O professor explica que a emissão de resíduos sólidos só afetaria a orla caso houvesse uma mudança na direção das correntes, que ocorre uma ou duas vezes no ano, quanto há uma entrada de um vento na direção leste, por exemplo. “É raro. Então não influencia tanto na orla”, disse.

Mendes ainda exemplifica a quantidade de lixo que é jogado no mar: 1 m³ é equivalente a um quadrado de 1 metro de largura e de altura. São 10 quadrados de lixo desta dimensão jogados no mar por segundo. O dia tem 86.400 segundos, o que significa dizer que são 864 milhões de litros de esgoto despejados diariamente através do emissário no mar.

O CORREIO entrou em contato com o Instituto Estadual do Meio Ambiente e Recursos Hídricos (Inema) para questionar sobre o papel do Instituto na fiscalização da emissão. O Inema afirmou que o órgão apenas monitora, não fiscaliza a emissão de poluentes no mar. A reportagem, então, questionou se a entidade não havia registrado um aumento de coliformes fecais, se o lançamento de esgoto poderia ter influenciado outras praias e qual raio essa emissão irregular pode afetar no oceano.
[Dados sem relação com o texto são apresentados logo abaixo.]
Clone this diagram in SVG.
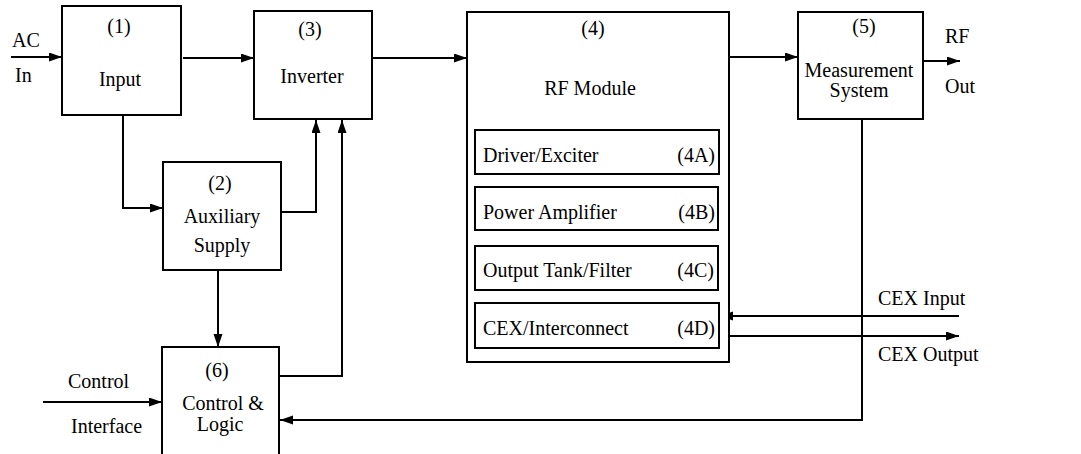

O Inema não respondeu aos questionamentos até o fechamento desta reportagem.

A Secretaria de Infraestrutura Hídrica e Saneamento (SIHS), órgão do governo do estado, também foi procurada para saber de que forma é realizada a fiscalização da emissão pela Embasa, mas também não houve resposta até o fechamento da reportagem.